Onto the sweet donuts. I'm team savoury so I mostly ate those while Mr NQN preferred the sweet donuts. The twisted sesame donut is also known as kkwabaegi. It has a nice, sticky, sweet glaze and the sesame seeds give it a nice flavour. "This is the one we started as first and the only one that we make daily. It's twisted before it goes to the deep-fryer, then dressed in rice syrup, powdered with panella sugar (which makes all the difference) and sesame seeds for an extra layer of nutty flavour," says Illa. Perfect for dipping into a cup of coffee or tea.
The Soboro is a very puffy filled donut. Soboro is a reference to the streusel topping on top of the bread, similar to a choux craquelin or melon pan. Inside this one is a smooth purple sweet potato mousse filling. Traditionally Soboro is baked and is similar to a melon pan and people used to travel from Daejeon to buy them. Now Soboro are available all over Korea. "What's changed from the classic Soboro is that it has a filling and is deep-fried. In Korea, it comes with many different fillings," says Illa. This is my favourite sweet donut for its contrast in texture and generous filling.

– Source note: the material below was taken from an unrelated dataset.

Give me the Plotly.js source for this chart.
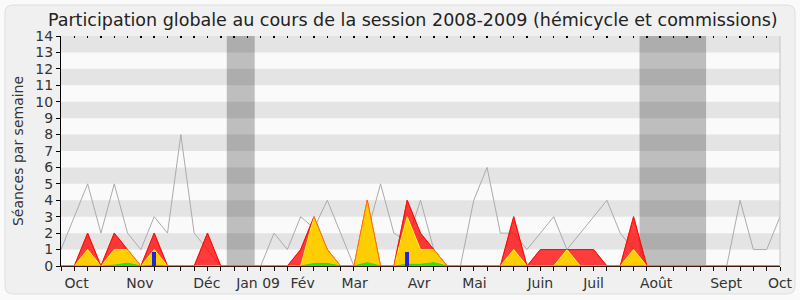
<!DOCTYPE html>
<html><head><meta charset="utf-8">
<script src="https://cdn.plot.ly/plotly-3.0.1.min.js"></script>
<style>html,body{margin:0;padding:0;background:#fafafa}</style>
</head><body>
<div id="chart" style="width:800px;height:300px"></div>
<script>
// Weekly values, session 2008-2009 (week 0 .. week 54)
const grayMedian = [1,3,5,2,5,2,1,3,2,8,2,1,0,0,0,0,2,1,3,2.3,4,2,0,2,5,2,1.5,4,1,0,0,4,6,2,2,1,2,3,1,2,3,4,2,1,0,0,0,0,0,0,0,4,1,1,3];
const presence    = [0,0,2,0,2,1,0,2,0,0,0,2,0,0,0,0,0,0,1,3,1,0,0,4,0,0,4,2,1,0,0,0,0,0,3,0,1,1,1,1,1,0,0,3,0,0,0,0,0,0,0,0,0,0,0];
const participation=[0,0,1,0,1,1,0,1,0,0,0,0,0,0,0,0,0,0,0,3,1,0,0,4,0,0,3,1,1,0,0,0,0,0,1,0,0,0,1,0,0,0,0,1,0,0,0,0,0,0,0,0,0,0,0];
const interventions=[0,0,0,0,0.05,0.17,0,0.05,0,0,0,0,0,0,0,0,0,0,0,0.15,0.15,0,0,0.2,0,0,0.1,0.1,0.2,0,0,0,0,0,0,0,0,0,0,0,0,0,0,0,0,0,0,0,0,0,0,0,0,0,0];
const questionWeeks = [7, 26];
const questionVals  = [0.87, 0.87];
const vacStart = [12.45, 43.45];
const vacEnd   = [14.55, 48.45];
const monthPos    = [1.18, 5.93, 10.95, 14.8, 18.15, 22.05, 26.9, 31.05, 36, 40, 44.7, 49.95, 54];
const monthLabels = ['Oct','Nov','Déc','Jan 09','Fév','Mar','Avr','Mai','Juin','Juil','Août','Sept','Oct'];
const yTicks = [0,1,2,3,4,5,6,7,8,9,10,11,12,13,14];

const weeks = grayMedian.map((_, i) => i);
const FONT = 'DejaVu Sans';
const xMax = weeks[weeks.length - 1];
const yMax = yTicks[yTicks.length - 1];

const traces = [
  {x: weeks, y: grayMedian, mode: 'lines', line: {color: '#ababab', width: 1}, hoverinfo: 'skip'},
  {x: weeks, y: presence, mode: 'lines', fill: 'tozeroy', fillcolor: 'rgba(255,0,0,0.76)', line: {color: '#ff0000', width: 1}, hoverinfo: 'skip'},
  {x: weeks, y: participation, mode: 'lines', fill: 'tozeroy', fillcolor: 'rgba(255,212,0,0.96)', line: {color: 'rgba(255,255,40,0.95)', width: 1}, hoverinfo: 'skip'},
  {x: weeks, y: presence, mode: 'lines', line: {color: 'rgba(255,20,0,0.6)', width: 1}, hoverinfo: 'skip'},
  {x: weeks, y: interventions, mode: 'lines', fill: 'tozeroy', fillcolor: 'rgba(20,235,0,0.9)', line: {color: '#22dd00', width: 1}, hoverinfo: 'skip'},
  {type: 'bar', x: questionWeeks, y: questionVals, width: 0.3, marker: {color: '#2323dc', line: {width: 0}}, xaxis: 'x2', yaxis: 'y2', hoverinfo: 'skip'},
  {x: [null], y: [null], mode: 'lines', xaxis: 'x3', yaxis: 'y', hoverinfo: 'skip'}
];

// pixel -> paper helpers for the frame
const L = 61, R = 780, T = 36, B = 266;
const px = v => (v - L) / (R - L);
const py = v => (B - v) / (B - T);
const fx0 = px(5), fx1 = px(795), fy0 = py(294), fy1 = py(5);
const rx = 8 / (R - L), ry = 8 / (B - T);
const framePath = `M ${fx0+rx},${fy0} L ${fx1-rx},${fy0} Q ${fx1},${fy0} ${fx1},${fy0+ry} L ${fx1},${fy1-ry} Q ${fx1},${fy1} ${fx1-rx},${fy1} L ${fx0+rx},${fy1} Q ${fx0},${fy1} ${fx0},${fy1-ry} L ${fx0},${fy0+ry} Q ${fx0},${fy0} ${fx0+rx},${fy0} Z`;

const shapes = [
  {type: 'path', xref: 'paper', yref: 'paper', path: framePath, fillcolor: '#f0f0f0', line: {color: '#dedede', width: 1}, layer: 'below'},
  {type: 'rect', xref: 'paper', yref: 'paper', x0: 0, x1: 1, y0: 0, y1: 1, fillcolor: '#fafafa', line: {width: 0}, layer: 'below'}
];
vacStart.forEach((s, i) => shapes.push({type: 'rect', xref: 'x', yref: 'y', x0: s, x1: vacEnd[i], y0: 0, y1: yMax, fillcolor: '#bebebe', line: {width: 0}, layer: 'below'}));
yTicks.forEach(k => { if (k % 2 === 1) shapes.push({type: 'rect', xref: 'x', yref: 'y', x0: 0, x1: xMax, y0: k, y1: k + 1, fillcolor: 'rgba(0,0,0,0.085)', line: {width: 0}, layer: 'below'}); });
shapes.push({type: 'line', xref: 'paper', yref: 'paper', x0: 1, x1: 1, y0: 0, y1: 1, line: {color: '#c4c4c4', width: 1}, layer: 'above'});

const layout = {
  width: 800, height: 300,
  margin: {l: L, r: 800 - R, t: T, b: 300 - B},
  paper_bgcolor: '#fafafa', plot_bgcolor: '#fafafa',
  showlegend: false,
  font: {family: FONT, size: 14, color: '#333333'},
  title: {text: 'Participation globale au cours de la session 2008-2009 (hémicycle et commissions)',
          font: {family: FONT, size: 17.5, color: '#222222'}, xref: 'container', x: 412.8 / 800, xanchor: 'center',
          yref: 'container', y: 1 - 20 / 300, yanchor: 'middle'},
  xaxis: {range: [0, xMax], tickvals: weeks, showticklabels: false, ticks: 'outside', ticklen: 4, tickcolor: '#000', tickwidth: 1,
          showline: true, linecolor: '#3c1a10', linewidth: 1, showgrid: false, zeroline: false, fixedrange: true},
  xaxis2: {overlaying: 'x', anchor: 'y', side: 'bottom', range: [0, xMax], tickvals: monthPos, ticktext: monthLabels,
           ticks: 'outside', ticklen: 4, tickcolor: 'rgba(0,0,0,0)', showline: false, showgrid: false, zeroline: false,
           tickfont: {family: FONT, size: 14, color: '#333333'}, fixedrange: true},
  xaxis3: {overlaying: 'x', anchor: 'y', side: 'top', range: [0, xMax], tickvals: weeks, showticklabels: false,
           ticks: 'inside', ticklen: 2, tickwidth: 1.5, tickcolor: '#000', showline: false, showgrid: false, zeroline: false, fixedrange: true},
  yaxis: {range: [0, yMax], tickvals: yTicks, ticks: 'outside', ticklen: 4, tickcolor: '#000', showline: true, linecolor: '#000',
          showgrid: false, zeroline: false, fixedrange: true, tickfont: {family: FONT, size: 14, color: '#333333'},
          title: {text: 'Séances par semaine', font: {family: FONT, size: 14, color: '#333333'}, standoff: 8}},
  yaxis2: {overlaying: 'y', range: [0, yMax], visible: false, fixedrange: true},
  bargap: 0,
  shapes: shapes
};

Plotly.newPlot('chart', traces, layout, {staticPlot: true, displayModeBar: false});
</script>
</body></html>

How has this lockdown been different from last, especially as SOUL Deli had just opened at the beginning of this year? Illa says, "We had to make the decision to close SOUL Dining as we couldn't offer the same food at two venues. I think a lot of people underestimate the effort and investment that goes into a pivot or offering takeaway that you didn't before. A restaurant or cafe menu is not developed overnight and many concepts just don't work as takeaway...Especially when the lockdown was extended by two weeks at a time, it might be a better financial decision for a business to close than to experiment and invest when you don't even know whether you will continue that experiment after lockdown." So grab your donuts quick!
So tell me Dear Reader, are you on team sweet or savoury as far as donuts are concerned? Have you ever tried Korean donuts?
These donuts were independently paid for.